A Tajik family who moved to Russia and changed their baby’s name to Putin to show their love for the president are pleading with officials to let them rename their son, according to a local register office chief.

Photo of family with son named Putin, with photo of Putin in the background
Family Who Named Their Son Putin Want To Change His Name

Nearly six years after renaming the boy, the parents of Putin Dzhuraev, now eight, say they regret it and want him to be called Rasul once more, as he was at birth.

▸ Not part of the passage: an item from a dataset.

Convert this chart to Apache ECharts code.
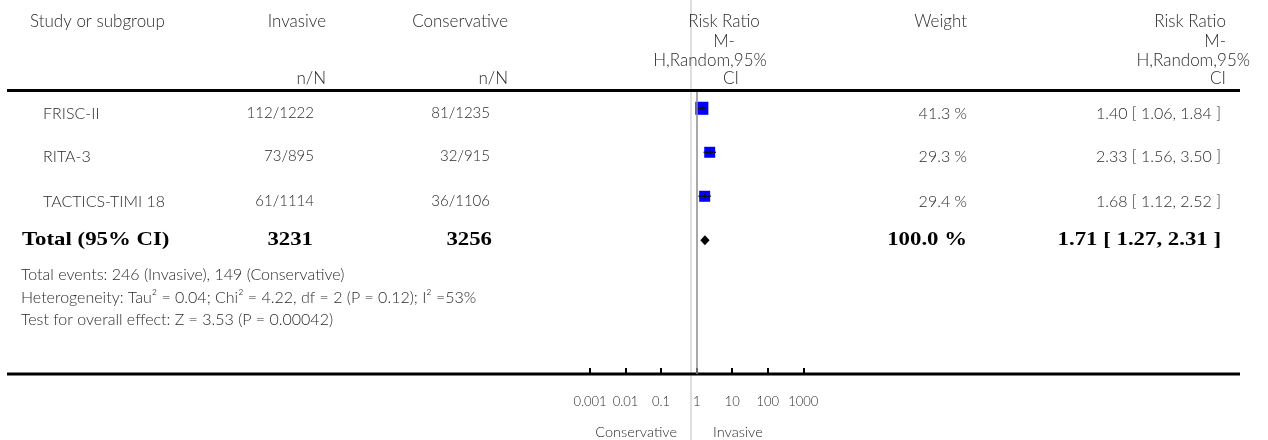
<!DOCTYPE html>
<html>
<head>
<meta charset="utf-8">
<script src="https://cdn.jsdelivr.net/npm/echarts@6/dist/echarts.min.js"></script>
<style>
  html, body { margin: 0; padding: 0; background: #fff; }
  #chart { width: 1268px; height: 440px; }
</style>
</head>
<body>
<div id="chart"></div>
<script>
// Trials of invasive vs conservative strategy: events n/N, weights and risk ratios
const studies = ['FRISC-II', 'RITA-3', 'TACTICS-TIMI 18'];
const invasiveEvents = ['112/1222', '73/895', '61/1114'];
const conservativeEvents = ['81/1235', '32/915', '36/1106'];
const weights = [41.3, 29.3, 29.4];
const riskRatio = [1.40, 2.33, 1.68];
const ciLower = [1.06, 1.56, 1.12];
const ciUpper = [1.84, 3.50, 2.52];

// Pooled (random effects) result
const totalInvasive = 3231;
const totalConservative = 3256;
const totalWeight = 100.0;
const totalRR = 1.71;
const totalLower = 1.27;
const totalUpper = 2.31;

const footerLines = [
  'Total events: 246 (Invasive), 149 (Conservative)',
  'Heterogeneity: Tau\u00B2 = 0.04; Chi\u00B2 = 4.22, df = 2 (P = 0.12); I\u00B2 =53%',
  'Test for overall effect: Z = 3.53 (P = 0.00042)'
];

const tickValues = [0.001, 0.01, 0.1, 1, 10, 100, 1000];
const tickLabels = ['0.001', '0.01', '0.1', '1', '10', '100', '1000'];

const SANS = 'Lato, "Open Sans", sans-serif';
const SERIF = '"Liberation Serif", "DejaVu Serif", serif';
const TXT = '#2b2b2b';

const chart = echarts.init(document.getElementById('chart'), null, { renderer: 'canvas' });

// text anchored at (x, y); optional horizontal stretch around the anchor
function txt(text, x, y, align, opts) {
  opts = opts || {};
  return {
    type: 'text',
    z: 10,
    silent: true,
    x: x,
    y: y,
    scaleX: opts.stretch || 1,
    style: {
      text: text,
      x: 0,
      y: 0,
      align: align,
      verticalAlign: 'middle',
      fill: opts.fill || TXT,
      fontFamily: opts.family || SANS,
      fontSize: opts.size || 16,
      fontWeight: opts.weight || 300
    }
  };
}

const fmt2 = v => v.toFixed(2);
const rrText = (e, l, u) => fmt2(e) + ' [ ' + fmt2(l) + ', ' + fmt2(u) + ' ]';

const rowTextY = [113.5, 156.5, 201.5];
const totalY = 240.5;
const head = { size: 17 };
const nums = { size: 15 };

const graphics = [
  // light column divider
  { type: 'line', z: 0, silent: true, shape: { x1: 691, y1: 0, x2: 691, y2: 440 },
    style: { stroke: '#dedede', lineWidth: 2 } },
  // header rule and axis rule
  { type: 'line', z: 5, silent: true, shape: { x1: 7, y1: 90.5, x2: 1240, y2: 90.5 },
    style: { stroke: '#000', lineWidth: 3 } },
  { type: 'line', z: 5, silent: true, shape: { x1: 7, y1: 374, x2: 1240, y2: 374 },
    style: { stroke: '#000', lineWidth: 3 } },

  // column headers
  txt('Study or subgroup', 30, 22, 'left', head),
  txt('Invasive', 326, 22, 'right', head),
  txt('n/N', 326, 79, 'right', head),
  txt('Conservative', 508, 22, 'right', head),
  txt('n/N', 508, 79, 'right', head),
  txt('Risk Ratio', 724, 22, 'center', head),
  txt('M-', 724, 42, 'center', head),
  txt('H,Random,95%', 710, 61, 'center', head),
  txt('CI', 731, 79, 'center', head),
  txt('Weight', 967, 22, 'right', head),
  txt('Risk Ratio', 1226, 22, 'right', head),
  txt('M-', 1226, 42, 'right', head),
  txt('H,Random,95%', 1250, 61, 'right', head),
  txt('CI', 1226, 79, 'right', head)
];

studies.forEach((s, i) => {
  const y = rowTextY[i];
  graphics.push(txt(s, 43, y, 'left'));
  graphics.push(txt(invasiveEvents[i], 314, y, 'right', nums));
  graphics.push(txt(conservativeEvents[i], 490, y, 'right', nums));
  graphics.push(txt(weights[i].toFixed(1) + ' %', 967, y, 'right'));
  graphics.push(txt(rrText(riskRatio[i], ciLower[i], ciUpper[i]), 1221, y, 'right'));
});

const boldOpts = { family: SERIF, weight: 'bold', size: 19, fill: '#000', stretch: 1.2 };
graphics.push(txt('Total (95% CI)', 22, totalY, 'left', boldOpts));
graphics.push(txt(String(totalInvasive), 313, totalY, 'right', boldOpts));
graphics.push(txt(String(totalConservative), 492, totalY, 'right', boldOpts));
graphics.push(txt(totalWeight.toFixed(1) + ' %', 967, totalY, 'right', boldOpts));
graphics.push(txt(rrText(totalRR, totalLower, totalUpper), 1221, totalY, 'right', boldOpts));

[275, 297.5, 320].forEach((y, i) => graphics.push(txt(footerLines[i], 21, y, 'left')));

graphics.push(txt('Conservative', 677, 432, 'right', { size: 14.5 }));
graphics.push(txt('Invasive', 713, 432, 'left', { size: 14.5 }));

const option = {
  animation: false,
  backgroundColor: '#fff',
  grid: { left: 590, right: 464.7, top: 92, bottom: 66, containLabel: false },
  xAxis: {
    type: 'log',
    logBase: 10,
    min: 0.001,
    max: 1000,
    splitNumber: 6,
    axisLine: { show: false, onZero: false },
    axisTick: { show: true, inside: true, length: 6, lineStyle: { color: '#000', width: 2 } },
    splitLine: { show: false },
    axisLabel: {
      show: true,
      margin: 21,
      fontFamily: SANS,
      fontWeight: 300,
      fontSize: 13,
      color: TXT,
      formatter: v => {
        const idx = tickValues.findIndex(t => Math.abs(Math.log10(t) - Math.log10(v)) < 1e-6);
        return idx >= 0 ? tickLabels[idx] : '';
      }
    }
  },
  yAxis: {
    type: 'value',
    inverse: true,
    min: -0.37,
    max: 6.04,
    show: false
  },
  graphic: graphics,
  series: [
    {
      type: 'custom',
      z: 3,
      silent: true,
      data: studies.map((s, i) => [i, riskRatio[i], ciLower[i], ciUpper[i], weights[i]]),
      encode: { x: [1, 2, 3], y: 0 },
      renderItem: function (params, api) {
        const row = api.value(0);
        const est = api.coord([api.value(1), row]);
        const lo = api.coord([api.value(2), row]);
        const hi = api.coord([api.value(3), row]);
        // square area proportional to study weight
        const size = 2.03 * Math.sqrt(api.value(4));
        return {
          type: 'group',
          children: [
            { type: 'rect', shape: { x: est[0] - size / 2, y: est[1] - size / 2, width: size, height: size },
              style: { fill: '#0000ff' } },
            { type: 'line', shape: { x1: lo[0], y1: est[1], x2: hi[0], y2: est[1] },
              style: { stroke: '#111', lineWidth: 1.3 } },
            { type: 'line', shape: { x1: est[0], y1: est[1] - 2, x2: est[0], y2: est[1] + 2 },
              style: { stroke: '#111', lineWidth: 1.3 } }
          ]
        };
      },
      markLine: {
        silent: true,
        symbol: 'none',
        label: { show: false },
        lineStyle: { color: '#8c8c8c', width: 1.5, type: 'solid' },
        data: [{ xAxis: 1 }]
      }
    },
    {
      type: 'custom',
      z: 3,
      silent: true,
      data: [[3, totalRR, totalLower, totalUpper]],
      encode: { x: [1, 2, 3], y: 0 },
      renderItem: function (params, api) {
        const row = api.value(0);
        const est = api.coord([api.value(1), row]);
        const lo = api.coord([api.value(2), row]);
        const hi = api.coord([api.value(3), row]);
        return {
          type: 'polygon',
          shape: { points: [[lo[0], est[1]], [est[0], est[1] - 5], [hi[0], est[1]], [est[0], est[1] + 5]] },
          style: { fill: '#000' }
        };
      }
    }
  ]
};

chart.setOption(option);
</script>
</body>
</html>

“The parents have already turned to us again,” said Ekaterina Belous, head of the Alexandrovsky district register office in Vladimir oblast, east of Moscow. “We’re currently consulting with them. Let’s just say they regret that they did it,” she said in a televised interview with the local newspaper New City of Alexandrovsk.


Little Putin’s cousin, named Shoigu after Russia’s minister of defence, Sergei Shoigu, was keeping his name for now, she added.


The family moved to Russia in the 1990s during a fierce civil war in Tajikistan, and have all adopted Russian citizenship. In 2016, the boy’s grandfather Rahmon Dzhuraev, a fan of the Russian president, read that an Egyptian journalist had named his son after Vladimir Vladimirovich Putin.


“Vladimir Putin is the number one man in the world for me. Strong, smart and educated. My grandson looks very similar to Putin as a child, and I, without hesitation, decided to change the name of the child,” Dzhuraev told the BBC Russian Service at the time.

President Putin was once hailed in Tajikistan as a great leader, with pop groups dedicating songs to him and his picture hung in homes.


Since the invasion of Ukraine last year, the president has become rather less popular among those from central Asia. Russian enlistment officers have been trawling the country’s mosques for migrants from Tajikistan, Kyrgyzstan, Kazakhstan and Turkmenistan, offering lucrative payments and expedited citizenship in exchange for signing up to fight in Ukraine.


However, there have been reports of soldiers from central Asia being bullied and beaten by their Russian comrades. Some have been recruited against their will or tricked into signing papers, migrants’ rights activists have told Eurasianet. In October two Tajik recruits went on a shooting spree at a Russian training base in Belgorod, near the border with Ukraine, killing at least 11 people. Shortly before being taken to the base, they had told friends that they would be meeting them that evening in Moscow.